At 24, Chris McCandless was a young man with, on the surface, a lot going for him. His family had provided wealth and economic stability, he was smart and college educated, and possessed a unique ability to connect with people, touching them deeply even when he only passed through their lives briefly.
But he was restless and unsatisfied, drawn to something he felt was more fulfilling, and began dismantling this life and its creature comforts. He gave away his possessions, including nearly $25,000 in savings to OXFAM, and drove West on what would be a two-year itinerant odyssey, eventually ditching his car and hitchhiking. Ambling wasn’t enough, and in April 1992 he headed for the Alaskan wilderness, withdrawing from everything. Hiking an old mining path near Denali National Park until the overgrowth stopped him, he camped out in an abandoned bus for nearly four months, foraging and hunting with minimal supplies, food or otherwise.

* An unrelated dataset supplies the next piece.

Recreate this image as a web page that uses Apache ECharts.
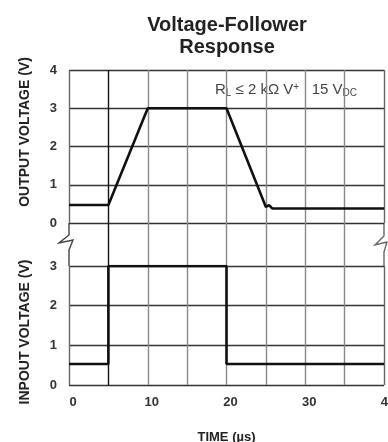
<html>
<head>
  <meta charset="utf-8">
  <title>Voltage-Follower Response</title>
  <script src="https://cdn.jsdelivr.net/npm/echarts@6/dist/echarts.min.js"></script>
</head>
<body style="margin:0;background:#fff;">
<div id="main" style="width:388px;height:442px;"></div>
<script>
  // output trace (us, V)
  var outTime = [0, 5, 10, 20, 25, 25.4, 25.8, 40];
  var outVolt = [0.47, 0.47, 3, 3, 0.42, 0.47, 0.38, 0.38];
  // input pulse
  var inTime = [0, 5, 5, 20, 20, 40];
  var inVolt = [0.53, 0.53, 3, 3, 0.53, 0.53];
  var timeTicks = [0, 10, 20, 30, 40];

  var font = '"Liberation Sans", Arial, sans-serif';
  var vGrid = ['#666', '#111', '#888', '#888', '#888', '#888', '#888', '#888', '#666'];
  var vGap = ['transparent', '#111', '#888', '#888', '#888', '#888', '#888', '#888', 'transparent'];

  function pairs(xs, ys) {
    return xs.map(function (x, i) { return [x, ys[i]]; });
  }

  function xAxisOf(grid, colors, showLabels) {
    return {
      type: 'value', gridIndex: grid, min: 0, max: 40, interval: 5,
      axisLine: {show: false}, axisTick: {show: false},
      axisLabel: {
        show: showLabels, margin: 11, padding: [0, 0, 0, 8],
        color: '#333', fontSize: 13, fontWeight: 'bold', fontFamily: font,
        formatter: function (v) { return timeTicks.indexOf(v) >= 0 ? String(v) : ''; }
      },
      splitLine: {show: true, lineStyle: {color: colors, width: 1.4}}
    };
  }

  function yAxisOf(grid, max) {
    return {
      type: 'value', gridIndex: grid, min: 0, max: max, interval: 1,
      axisLine: {show: false}, axisTick: {show: false},
      axisLabel: {margin: 12, color: '#333', fontSize: 13, fontWeight: 'bold', fontFamily: font},
      splitLine: {show: true, lineStyle: {color: '#333', width: 1.3}}
    };
  }

  var myChart = echarts.init(document.getElementById('main'));

  var xa0 = xAxisOf(0, vGrid, false);
  var xa1 = xAxisOf(1, vGap, false);
  var xa2 = xAxisOf(2, vGrid, true);
  xa2.name = 'TIME (\u00b5s)';
  xa2.nameLocation = 'middle';
  xa2.nameGap = 46;
  xa2.nameTextStyle = {color: '#222', fontSize: 13, fontWeight: 'bold', fontFamily: font};

  var option = {
    animation: false,
    grid: [
      {left: 69, right: 4, top: 70, height: 153, outerBoundsMode: 'none'},
      {left: 69, right: 4, top: 223, height: 43, outerBoundsMode: 'none'},
      {left: 69, right: 4, top: 266, height: 119, outerBoundsMode: 'none'}
    ],
    xAxis: [xa0, xa1, xa2],
    yAxis: [
      yAxisOf(0, 4),
      {type: 'value', gridIndex: 1, show: false, min: 0, max: 1},
      yAxisOf(2, 3)
    ],
    series: [
      {
        name: 'Output', type: 'line', xAxisIndex: 0, yAxisIndex: 0,
        data: pairs(outTime, outVolt), symbol: 'none',
        lineStyle: {color: '#111', width: 2.6}
      },
      {
        name: 'Input', type: 'line', xAxisIndex: 2, yAxisIndex: 2,
        data: pairs(inTime, inVolt), symbol: 'none',
        lineStyle: {color: '#111', width: 2.6}
      }
    ],
    graphic: [
      {
        type: 'text', x: 227, y: 14,
        style: {
          text: 'Voltage-Follower\nResponse', textAlign: 'center', lineHeight: 22,
          font: 'bold 20px ' + font, fill: '#222'
        }
      },
      {
        type: 'text', x: 25, y: 132, rotation: Math.PI / 2,
        style: {
          text: 'OUTPUT VOLTAGE (V)', textAlign: 'center', textVerticalAlign: 'middle',
          font: 'bold 14px ' + font, fill: '#222'
        }
      },
      {
        type: 'text', x: 25, y: 332, rotation: Math.PI / 2,
        style: {
          text: 'INPOUT VOLTAGE (V)', textAlign: 'center', textVerticalAlign: 'middle',
          font: 'bold 14px ' + font, fill: '#222'
        }
      },
      {
        type: 'text', x: 215, y: 82,
        style: {
          text: 'R{sub|L} \u2264 2 k\u03a9 V{sup|+}   15 V{sub|DC}',
          font: '15px ' + font, fill: '#444',
          rich: {
            sub: {fontSize: 10, fontFamily: font, fill: '#444', padding: [6, 0, 0, 0]},
            sup: {fontSize: 10, fontFamily: font, fill: '#444', padding: [0, 0, 6, 0]}
          }
        }
      },
      {
        type: 'polyline',
        shape: {points: [[69, 223], [69, 235], [59, 243], [73, 240], [69, 250], [69, 266]]},
        style: {stroke: '#444', lineWidth: 1.4, fill: null}
      },
      {
        type: 'polyline',
        shape: {points: [[384, 223], [384, 236], [375, 245], [387, 242], [384, 252], [384, 266]]},
        style: {stroke: '#666', lineWidth: 1.4, fill: null}
      }
    ]
  };

  myChart.setOption(option);
</script>
</body>
</html>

At long last he was unencumbered, emancipated from the stifling world of his parents and peers, a world of abstraction and security and material excess, a world in which he felt grievously cut off from the raw throb of existence.
Jon Krakauer was a reporter with Outside magazine when McCandless died, and covered the initial story when his body was discovered by hunters weeks later in the bus, apparently dead from starvation. The book is his detailed, biographical expansion on McCandless’s intriguing, confounding story, and it’s become a contemporary nonfiction classic.
Krakauer notes that how you respond to the story will depend on how you view McCandless’s actions. Although I felt sympathy for him, and understand the desire to isolate and be in nature – not exactly an uncommon urge (Walden, etc.) – McCandless struck me as naive, dangerously idealistic, and, as many have criticized, strangely unprepared. His off-the-grid endeavor isn’t even all that unusual, but his lack of preparation is.
And, to be fair, not that we all weren’t obnoxiously convinced of the rightness of our own ideas at his age, but knowing the unnecessarily sad and lonely end it brought about is painful. Yet he’s become a kind of cult hero, with people making pilgrimages to where the bus still stands.
Also painful is reading about the mistakes McCandless made, with death as avoidable, heartbreaking outcome. In addition to what he suffered, and knowing it’s not what he wanted, he left brokenhearted people in his wake. Krakauer reports that McCandless avoided romantic relationships possibly in order to avoid this very situation, but friends, even the near-strangers, and family were devastated.
Some of his actions make frustratingly little sense. Retreating to the wilderness is one thing, but burning cash? He did odd jobs for cash in his travels, why burn money? It underlined the naivete. In a story that’s rife with turns that could’ve gone quite differently, a glaring irony is that the place where he holed up in the abandoned bus wasn’t even deep in the Alaskan backcountry. A major thoroughfare was nearby, plus highly-trafficked Denali and multiple cabins. But his unpreparedness and inferior map meant that after the river rose, he couldn’t find a way out besides the way he came in, which should’ve been simple.
What expedited his death remains unclear – that he starved is undisputed, but whether it was caused by ingesting something poisonous (McCandless himself suspected this), and what specific effects it caused has been debated, and Krakauer’s conclusion is apparently outdated (here’s a fascinating update he wrote in 2013 on a researcher with an interesting theory).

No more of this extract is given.